Everybody was sure that Somebody would do it.
Anybody could have done it, but Nobody did.
Somebody got angry because it was Everybody’s job.
Everybody knew that Anybody could do it, but Nobody realised that Somebody wouldn’t do it.
And Everybody blamed Somebody because Nobody did what Anybody could have done.

Red bus

My bus home was going thankfully quick at the tail end of peak hour. Then luck ran out — we hit a traffic plug five minutes from home. Another red double decker bus (with the same route number as my bus, in fact) had stopped diagonally across the road and was choking traffic.

I went back to my newspaper but was then disturbed by passengers leaning over me to look out my window. I looked up at them, then followed their eyes out the window too. There, lying in the middle of the road was a cyclist and a bike. His fluorescent yellow jacket was splattered with blood.

As we inched past the unmoving man and the cops, I saw that there were still people on the immobile double decker.
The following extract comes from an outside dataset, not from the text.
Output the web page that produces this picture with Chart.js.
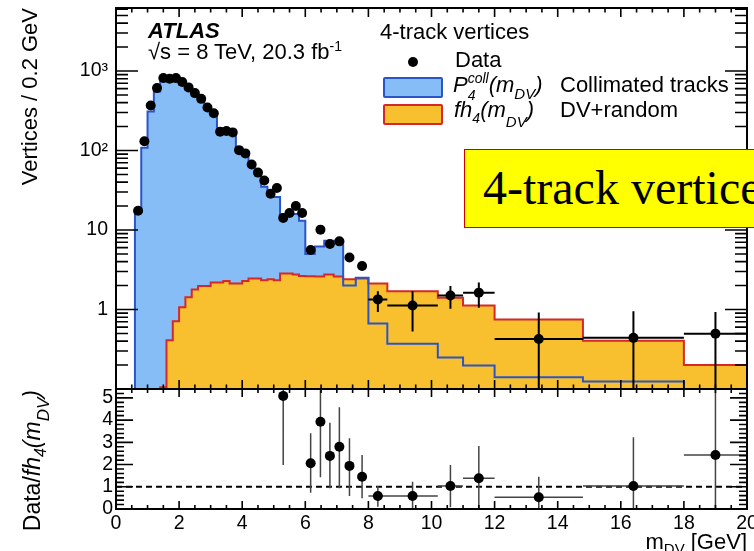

They, too, were gaping out their windows onto the road.

Going up

When I arrived at work this morning, there was something wrong about the three lifts that take people up and down our seven-storey building.

‘You’ll have to wait a while if you want the lift,’ the concierge said. ‘We’ve called the maintenance staff. They should be on their way to fix it.’

Above the center lift, the arrow was flashing and the number 19 popped up.

‘What’s floor 19?’ the man next to me exclaimed.

‘Well, they were doing a lot of building last night,’ said the concierge.